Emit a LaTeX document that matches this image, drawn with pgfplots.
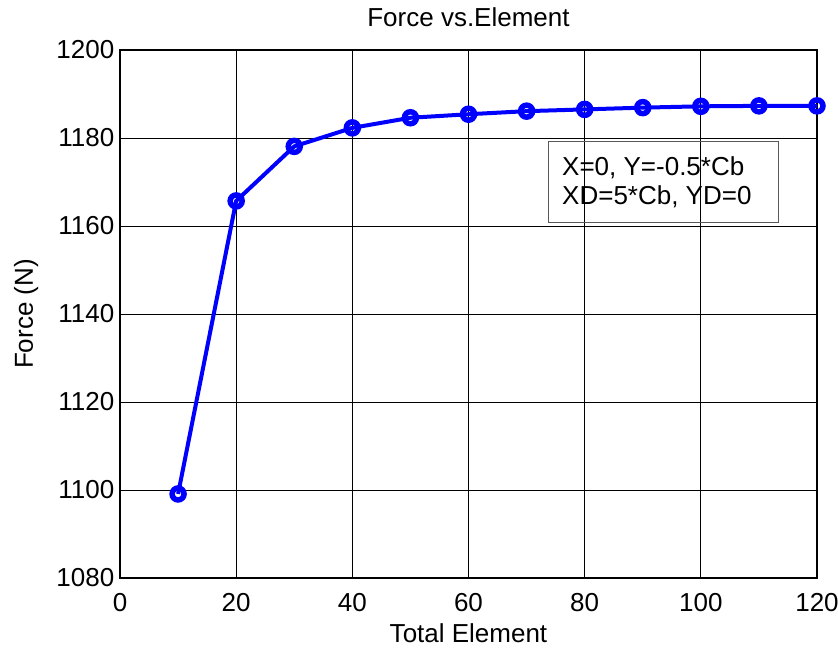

□ □ □ □ □ □ □

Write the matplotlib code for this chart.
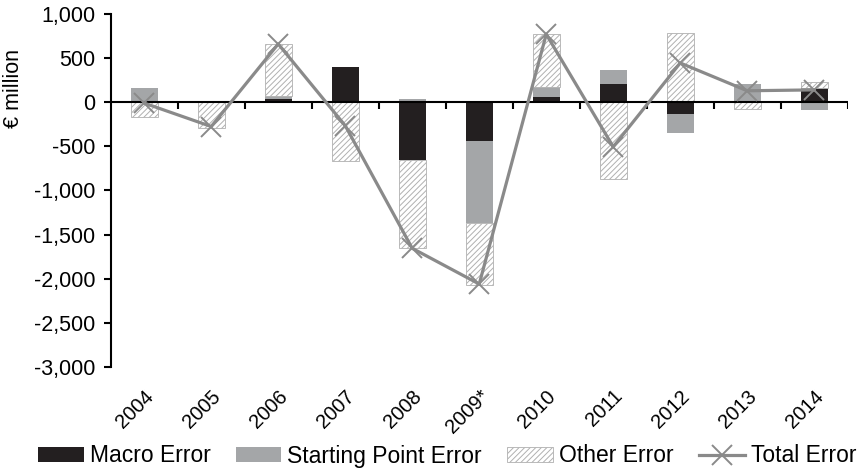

□ □ □ □ □ □ □

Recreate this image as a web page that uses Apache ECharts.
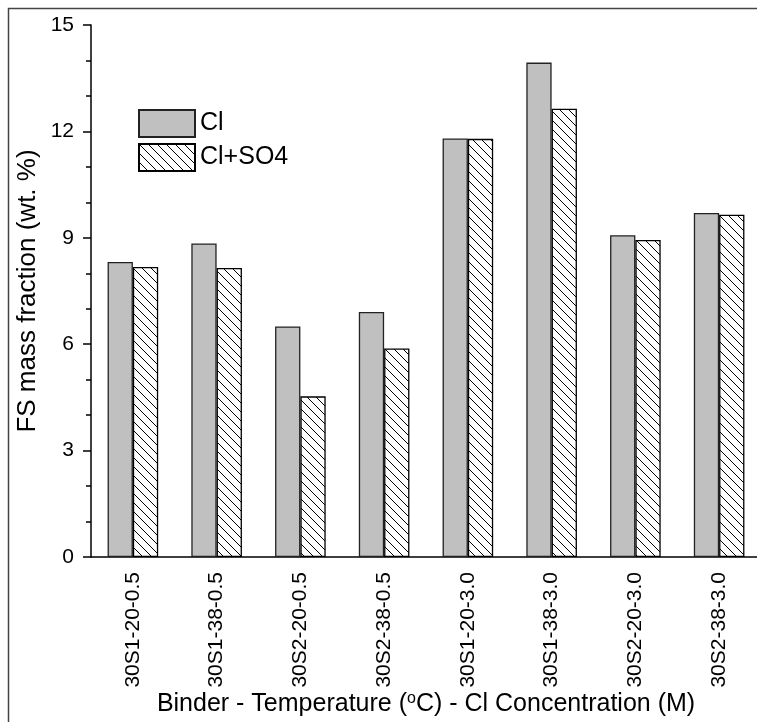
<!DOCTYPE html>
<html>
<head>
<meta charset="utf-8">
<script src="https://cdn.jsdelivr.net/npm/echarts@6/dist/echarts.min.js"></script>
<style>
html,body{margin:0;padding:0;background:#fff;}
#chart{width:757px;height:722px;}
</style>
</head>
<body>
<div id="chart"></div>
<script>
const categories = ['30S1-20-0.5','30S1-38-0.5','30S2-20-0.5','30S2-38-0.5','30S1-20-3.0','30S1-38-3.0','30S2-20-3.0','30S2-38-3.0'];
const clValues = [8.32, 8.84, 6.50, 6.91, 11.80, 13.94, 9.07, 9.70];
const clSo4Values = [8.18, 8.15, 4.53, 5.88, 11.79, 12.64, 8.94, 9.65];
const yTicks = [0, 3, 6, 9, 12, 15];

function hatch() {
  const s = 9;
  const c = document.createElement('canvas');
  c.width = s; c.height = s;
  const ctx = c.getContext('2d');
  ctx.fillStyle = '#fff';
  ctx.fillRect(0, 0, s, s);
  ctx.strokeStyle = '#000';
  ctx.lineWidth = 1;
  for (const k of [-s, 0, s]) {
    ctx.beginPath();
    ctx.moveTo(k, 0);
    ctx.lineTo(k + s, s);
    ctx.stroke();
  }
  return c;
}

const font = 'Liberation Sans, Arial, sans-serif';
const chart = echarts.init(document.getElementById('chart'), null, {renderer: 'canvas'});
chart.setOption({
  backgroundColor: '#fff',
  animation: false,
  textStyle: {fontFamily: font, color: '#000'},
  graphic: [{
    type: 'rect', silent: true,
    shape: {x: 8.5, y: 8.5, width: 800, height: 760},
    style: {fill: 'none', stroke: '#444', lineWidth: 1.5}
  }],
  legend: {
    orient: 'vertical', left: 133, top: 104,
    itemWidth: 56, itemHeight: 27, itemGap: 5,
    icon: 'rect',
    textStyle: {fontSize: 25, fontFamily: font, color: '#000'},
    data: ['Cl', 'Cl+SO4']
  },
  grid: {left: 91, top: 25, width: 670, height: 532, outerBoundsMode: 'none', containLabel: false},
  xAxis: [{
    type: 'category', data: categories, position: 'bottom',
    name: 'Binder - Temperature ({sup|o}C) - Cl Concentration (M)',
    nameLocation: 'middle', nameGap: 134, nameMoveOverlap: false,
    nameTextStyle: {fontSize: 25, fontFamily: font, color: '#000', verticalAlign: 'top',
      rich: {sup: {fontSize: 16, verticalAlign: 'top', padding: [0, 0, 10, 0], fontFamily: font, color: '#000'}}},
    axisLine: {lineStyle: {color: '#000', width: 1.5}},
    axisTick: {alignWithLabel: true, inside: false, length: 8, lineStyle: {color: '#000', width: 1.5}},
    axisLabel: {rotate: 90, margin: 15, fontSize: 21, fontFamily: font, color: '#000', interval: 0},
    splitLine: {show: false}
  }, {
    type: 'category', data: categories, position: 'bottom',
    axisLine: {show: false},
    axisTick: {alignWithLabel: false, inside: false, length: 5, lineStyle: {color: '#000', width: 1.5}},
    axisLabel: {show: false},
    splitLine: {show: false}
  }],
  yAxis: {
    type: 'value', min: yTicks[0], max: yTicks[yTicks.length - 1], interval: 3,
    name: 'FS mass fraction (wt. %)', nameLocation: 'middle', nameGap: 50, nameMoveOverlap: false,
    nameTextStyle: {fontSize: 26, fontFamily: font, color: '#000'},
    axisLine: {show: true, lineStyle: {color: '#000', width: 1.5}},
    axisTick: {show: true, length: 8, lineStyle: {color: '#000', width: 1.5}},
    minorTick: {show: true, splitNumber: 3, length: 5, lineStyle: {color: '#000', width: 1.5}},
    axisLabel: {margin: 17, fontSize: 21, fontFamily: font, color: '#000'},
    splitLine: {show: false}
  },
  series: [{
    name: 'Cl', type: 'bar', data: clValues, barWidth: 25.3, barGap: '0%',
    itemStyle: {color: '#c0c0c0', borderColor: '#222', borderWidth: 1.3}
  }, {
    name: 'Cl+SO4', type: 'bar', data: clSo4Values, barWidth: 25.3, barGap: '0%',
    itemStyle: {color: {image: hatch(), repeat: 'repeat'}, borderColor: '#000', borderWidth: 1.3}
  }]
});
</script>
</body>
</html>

□ □ □ □ □ □ □

> Given problem:
From the records above, quote word for word only the lines beginning at the line that has "Recreate this image" and stopping after the line that has "const yTicks = [0, 3, 6, 9, 12, 15];". Omit the pictures.

> Problem solution:
Recreate this image as a web page that uses Apache ECharts.
<!DOCTYPE html>
<html>
<head>
<meta charset="utf-8">
<script src="https://cdn.jsdelivr.net/npm/echarts@6/dist/echarts.min.js"></script>
<style>
html,body{margin:0;padding:0;background:#fff;}
#chart{width:757px;height:722px;}
</style>
</head>
<body>
<div id="chart"></div>
<script>
const categories = ['30S1-20-0.5','30S1-38-0.5','30S2-20-0.5','30S2-38-0.5','30S1-20-3.0','30S1-38-3.0','30S2-20-3.0','30S2-38-3.0'];
const clValues = [8.32, 8.84, 6.50, 6.91, 11.80, 13.94, 9.07, 9.70];
const clSo4Values = [8.18, 8.15, 4.53, 5.88, 11.79, 12.64, 8.94, 9.65];
const yTicks = [0, 3, 6, 9, 12, 15];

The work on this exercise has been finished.